La settimana scorsa Giorgia Meloni si è fatta ricevere da Draghi: voleva far vedere che lei è il capo di un’opposizione responsabile, matura, rispettosa del gioco democratico, non più piazzaiola e sguaiata.
Subito dopo anche Salvini ha chiesto un incontro col premier, l’ha ottenuto e ne è uscito con toni tutti pacati, collaborativi, anche lui molto responsabili, moderati, quasi british.
Che cosa succede ai due leader della destra populista, in passato ai confini col neofascismo e CasaPound?
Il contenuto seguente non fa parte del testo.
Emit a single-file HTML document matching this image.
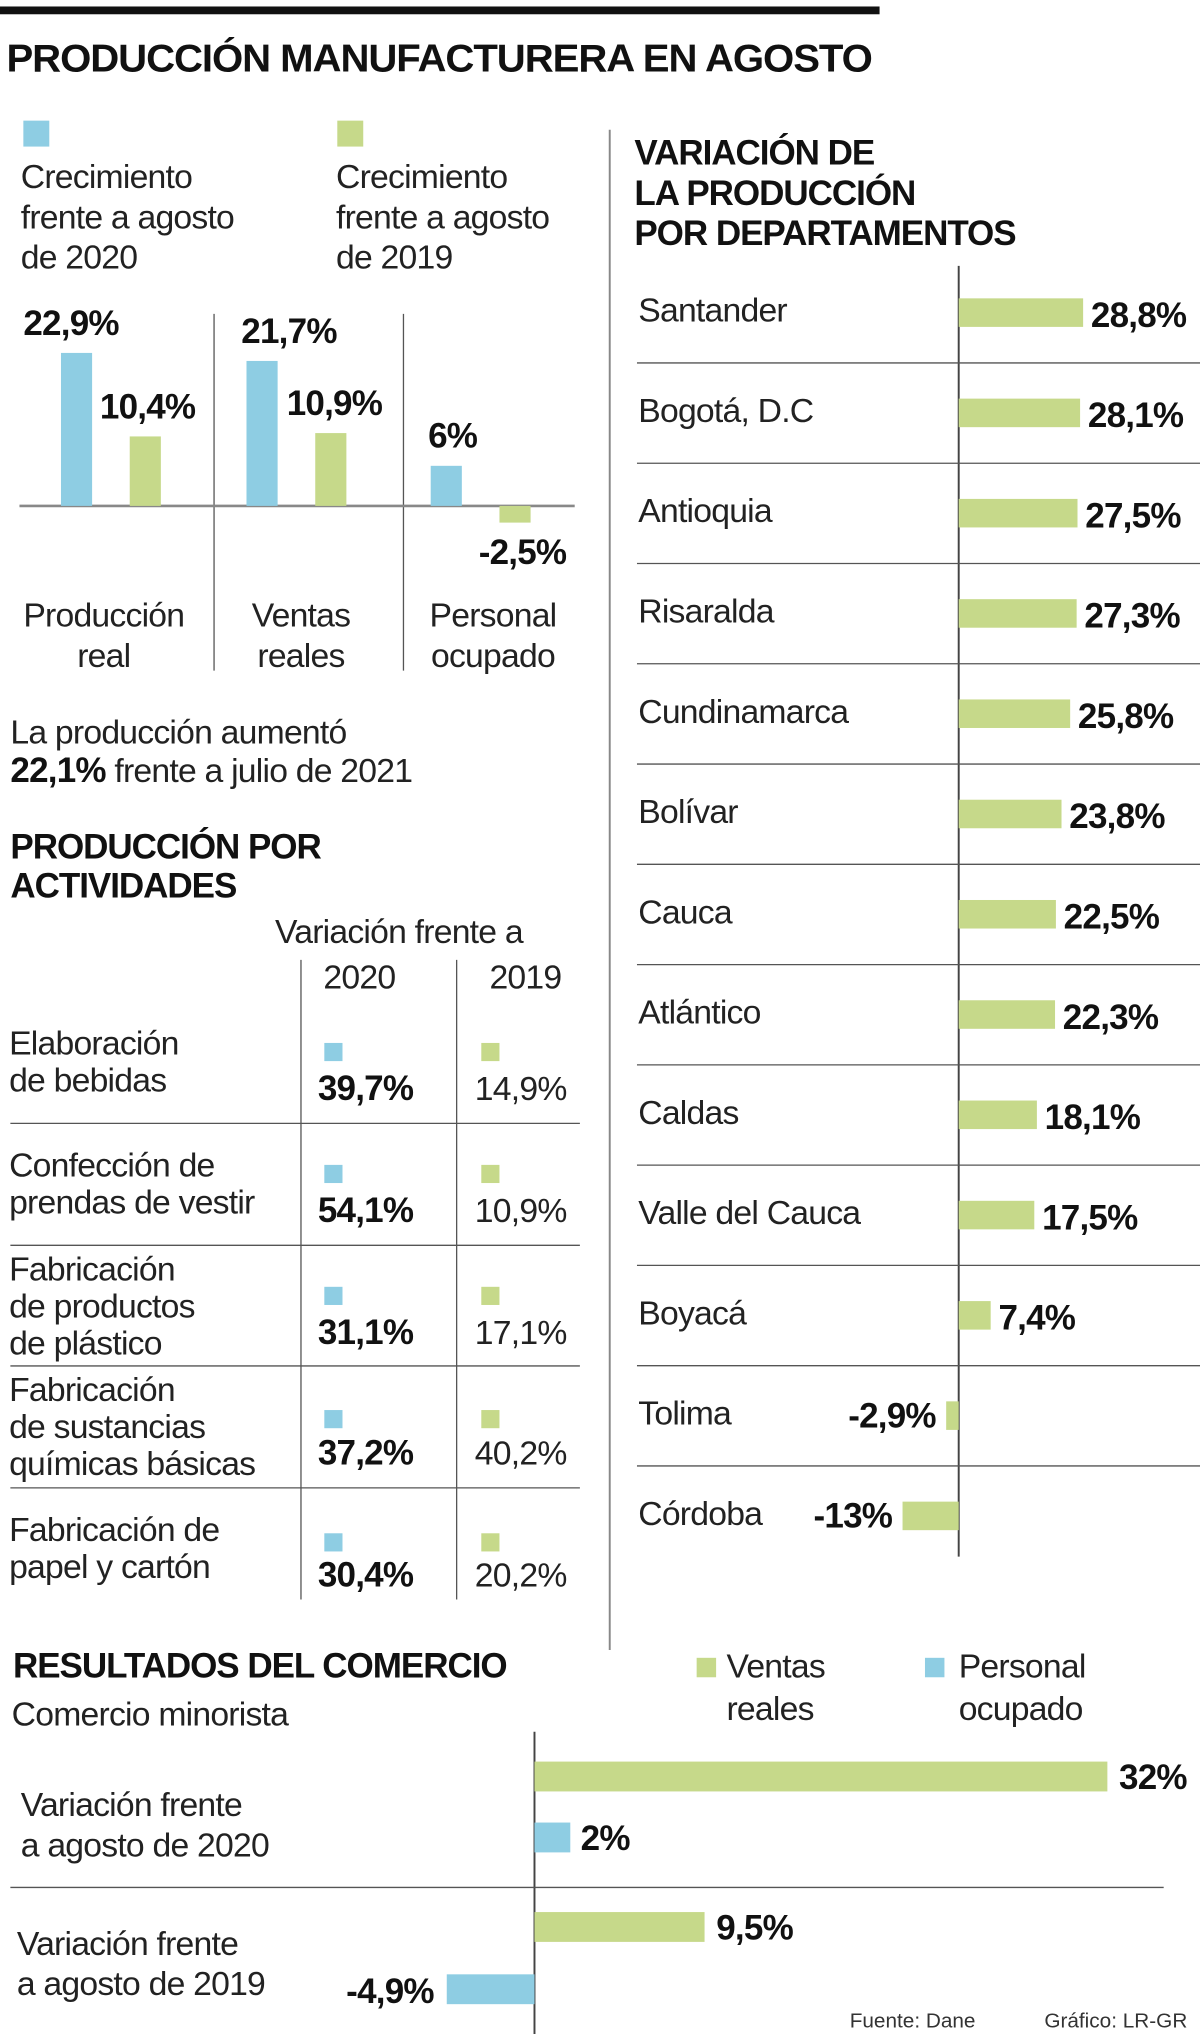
<!DOCTYPE html>
<html><head><meta charset="utf-8"><style>
html,body{margin:0;padding:0;background:#fff;}
svg{display:block;font-family:"Liberation Sans",sans-serif;}
.t{font-size:26px;fill:#222;letter-spacing:-0.6px;}
.b{font-size:27px;font-weight:bold;fill:#111;letter-spacing:-0.6px;}
.h{font-size:27px;font-weight:bold;fill:#111;letter-spacing:-0.8px;}
</style></head><body>
<svg id="s" width="1200" height="2034" viewBox="0 0 925 1568" preserveAspectRatio="none">
<rect x="0" y="5" width="678" height="6" fill="#111"/>
<text x="5" y="55" class="h" style="font-size:30px" textLength="667" lengthAdjust="spacingAndGlyphs">PRODUCCIÓN MANUFACTURERA EN AGOSTO</text>
<rect x="18" y="93" width="20" height="20" fill="#8ecde3"/>
<rect x="260" y="93" width="20" height="20" fill="#c6d98a"/>
<g><text x="16" y="145" class="t">Crecimiento</text><text x="16" y="176" class="t">frente a agosto</text><text x="16" y="207" class="t">de 2020</text></g>
<g><text x="259" y="145" class="t">Crecimiento</text><text x="259" y="176" class="t">frente a agosto</text><text x="259" y="207" class="t">de 2019</text></g>
<g id="c1"></g>
<text x="8" y="573" class="t">La producción aumentó</text>
<text x="8" y="603" class="t"><tspan class="b">22,1%</tspan> frente a julio de 2021</text>
<text x="8" y="662" class="h">PRODUCCIÓN POR</text>
<text x="8" y="692" class="h">ACTIVIDADES</text>
<text x="212" y="727" class="t">Variación frente a</text>
<text x="277" y="762" class="t" text-anchor="middle">2020</text>
<text x="405" y="762" class="t" text-anchor="middle">2019</text>
<g id="tbl"></g>
<line x1="470" y1="100" x2="470" y2="1272" stroke="#888" stroke-width="1.5"/>
<text x="489" y="127" class="h">VARIACIÓN DE</text>
<text x="489" y="158" class="h">LA PRODUCCIÓN</text>
<text x="489" y="189" class="h">POR DEPARTAMENTOS</text>
<g id="c2"></g>
<text x="10" y="1293" class="h">RESULTADOS DEL COMERCIO</text>
<text x="9" y="1330" class="t">Comercio minorista</text>
<rect x="537" y="1278" width="15" height="15" fill="#c6d98a"/>
<text x="560" y="1293" class="t">Ventas</text><text x="560" y="1326" class="t">reales</text>
<rect x="713" y="1278" width="15" height="15" fill="#8ecde3"/>
<text x="739" y="1293" class="t">Personal</text><text x="739" y="1326" class="t">ocupado</text>
<g id="c3"></g>
<text x="655" y="1563" style="font-size:16px;fill:#333">Fuente: Dane</text>
<text x="805" y="1563" style="font-size:16px;fill:#333">Gráfico: LR-GR</text>
</svg>
<script>
const groups=["Producción|real","Ventas|reales","Personal|ocupado"];
const vs2020=[22.9,21.7,6];
const vs2019=[10.4,10.9,-2.5];
const labels2020=["22,9%","21,7%","6%"];
const labels2019=["10,4%","10,9%","-2,5%"];

const activities=["Elaboración|de bebidas","Confección de|prendas de vestir","Fabricación|de productos|de plástico","Fabricación|de sustancias|químicas básicas","Fabricación de|papel y cartón"];
const act2020=["39,7%","54,1%","31,1%","37,2%","30,4%"];
const act2019=["14,9%","10,9%","17,1%","40,2%","20,2%"];

const depts=["Santander","Bogotá, D.C","Antioquia","Risaralda","Cundinamarca","Bolívar","Cauca","Atlántico","Caldas","Valle del Cauca","Boyacá","Tolima","Córdoba"];
const deptVals=[28.8,28.1,27.5,27.3,25.8,23.8,22.5,22.3,18.1,17.5,7.4,-2.9,-13];
const deptLabels=["28,8%","28,1%","27,5%","27,3%","25,8%","23,8%","22,5%","22,3%","18,1%","17,5%","7,4%","-2,9%","-13%"];

const comRows=["Variación frente|a agosto de 2020","Variación frente|a agosto de 2019"];
const comVentas=[32,9.5];
const comPersonal=[2,-4.9];
const comVentasLbl=["32%","9,5%"];
const comPersonalLbl=["2%","-4,9%"];

const NS="http://www.w3.org/2000/svg";
const BLUE="#8ecde3",GREEN="#c6d98a";
function mk(p,tag,a){const e=document.createElementNS(NS,tag);for(const k in a)e.setAttribute(k,a[k]);p.appendChild(e);return e;}
function txt(p,x,y,s,cls,anchor){const e=mk(p,"text",{x:x,y:y,class:cls});if(anchor)e.setAttribute("text-anchor",anchor);e.textContent=s;return e;}

// chart 1
const c1=document.getElementById("c1");
const y1=v=>390-v*5.15;
[165,311].forEach(x=>{const l=mk(c1,"line",{x1:x,y1:242,x2:x,y2:517,stroke:"#555","stroke-width":1});

});
const ax=mk(c1,"line",{x1:15,y1:390,x2:443,y2:390,stroke:"#888","stroke-width":2});


const gx=[47,190,332];
const lblOff=[-29,-4,-2];
const lbl2Off=[-23,-22,-16];
groups.forEach((g,i)=>{
  const bx=gx[i],gxx=gx[i]+53;
  const b=mk(c1,"rect",{x:bx,y:Math.min(y1(vs2020[i]),390),width:24,height:Math.abs(vs2020[i]*5.15),fill:BLUE});
  
  
  const r=mk(c1,"rect",{x:gxx,y:Math.min(y1(vs2019[i]),390),width:24,height:Math.abs(vs2019[i]*5.15),fill:GREEN});
  
  
  const l1=txt(c1,bx+lblOff[i],y1(vs2020[i])-14,labels2020[i],"b");
  
  
  const ly=vs2019[i]>=0?y1(vs2019[i])-14:y1(vs2019[i])+32;
  const l2=txt(c1,gxx+lbl2Off[i],ly,labels2019[i],"b");
  
  
  const cx=[80,232,380][i];const parts=g.split("|");
  parts.forEach((p,j)=>{const t=txt(c1,cx,483+j*31,p,"t","middle");
    
    });
});

// table
const tb=document.getElementById("tbl");
[232,352].forEach(x=>{const l=mk(tb,"line",{x1:x,y1:740,x2:x,y2:1233,stroke:"#555","stroke-width":1});

});
[866,960,1053,1147].forEach(y=>{const l=mk(tb,"line",{x1:8,y1:y,x2:447,y2:y,stroke:"#555","stroke-width":1});

});
const rowTop=[772,866,960,1053,1147];
activities.forEach((a,i)=>{
  const parts=a.split("|");const base=parts.length==3?rowTop[i]+27:rowTop[i]+41;
  parts.forEach((p,j)=>{const t=txt(tb,7,base+j*28.5,p,"t");
    
    });
  const sy=rowTop[i]+(i==0?32:i==4?35:i==3?34:32);
  const s1=mk(tb,"rect",{x:250,y:sy,width:14,height:14,fill:BLUE});
  
  
  const s2=mk(tb,"rect",{x:371,y:sy,width:14,height:14,fill:GREEN});
  
  
  const v1=txt(tb,245,rowTop[i]+76,act2020[i],"b");
  
  
  const v2=txt(tb,366,rowTop[i]+76,act2019[i],"t");
  
  
});

// departments
const c2=document.getElementById("c2");
const X0=739,K=3.33,RH=77.3;
const xd=v=>X0+v*K;
const axl=mk(c2,"line",{x1:X0,y1:205,x2:X0,y2:1200,stroke:"#444","stroke-width":1.5});


depts.forEach((d,i)=>{
  const cy=241+i*RH;
  if(i>0){const l=mk(c2,"line",{x1:491,y1:cy-38.5,x2:925,y2:cy-38.5,stroke:"#555","stroke-width":1});
    
    }
  const n=txt(c2,492,cy+7,d,"t");
  
  
  const v=deptVals[i];
  const r=mk(c2,"rect",{x:Math.min(xd(v),X0),y:cy-11,width:Math.abs(v*K),height:22,fill:GREEN});
  
  
  const t=v>=0?txt(c2,xd(v)+6,cy+11,deptLabels[i],"b"):txt(c2,xd(v)-8,cy+9,deptLabels[i],"b","end");
  
  
});

// commerce
const c3=document.getElementById("c3");
const C0=412,CK=13.8;
const xc=v=>C0+v*CK;
const cax=mk(c3,"line",{x1:C0,y1:1335,x2:C0,y2:1568,stroke:"#444","stroke-width":1.5});


const sep=mk(c3,"line",{x1:8,y1:1455,x2:897,y2:1455,stroke:"#555","stroke-width":1});


comRows.forEach((r,i)=>{
  const top=1358+i*116;
  r.split("|").forEach((p,j)=>{const t=txt(c3,i?13:16,1400+i*107+j*31,p,"t");
    
    });
  const v=comVentas[i];
  const g=mk(c3,"rect",{x:Math.min(xc(v),C0),y:top,width:Math.abs(v*CK),height:23,fill:GREEN});
  
  
  const gl=txt(c3,xc(v)+9,top+21,comVentasLbl[i],"b");
  
  
  const p=comPersonal[i];
  const b=mk(c3,"rect",{x:Math.min(xc(p),C0),y:top+47+i,width:Math.abs(p*CK),height:23,fill:BLUE});
  
  
  const bl=p>=0?txt(c3,xc(p)+8,top+68,comPersonalLbl[i],"b"):txt(c3,xc(p)-10,top+70,comPersonalLbl[i],"b","end");
  
  
});
</script>
</body></html>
È successo che ormai danno per scontato la vittoria della loro coalizione alle prossime elezioni, ciascuno dei due vuole fare il premier – con Berlusconi fuori gioco – ed entrambi quindi hanno bisogno di essere sdoganati nella legittimità repubblicana, di essere accettati dalle cancellerie europee e atlantiche, dai poteri economici nostrani e internazionali, dalle Borse, insomma da tutto quello che serve per governare in questo secolo.
Quindi via le felpe e i toni sguaiati, ora si cinguetta con Galli della Loggia e si elogia l’europeista Draghi.
Sono in corso, per così dire, delle paradossali primarie striscianti della destra, giocate sui sondaggi ma anche sulla presunta nuova “credibilità moderata”.
In tutto questo colpisce la latitanza dell’altro campo: il Movimento 5 Stelle alle prese con la ricostruzione dopo il crac interno , il Pd impacciato, tiepido e quasi assente dal dibattito, Liberi e Uguali ormai diviso e non pervenuto.
Insomma di là ci si prepara a governare da soli, di qua sembra che non ce ne siamo accorti – e forse sarebbe il momento di darsi una sveglia.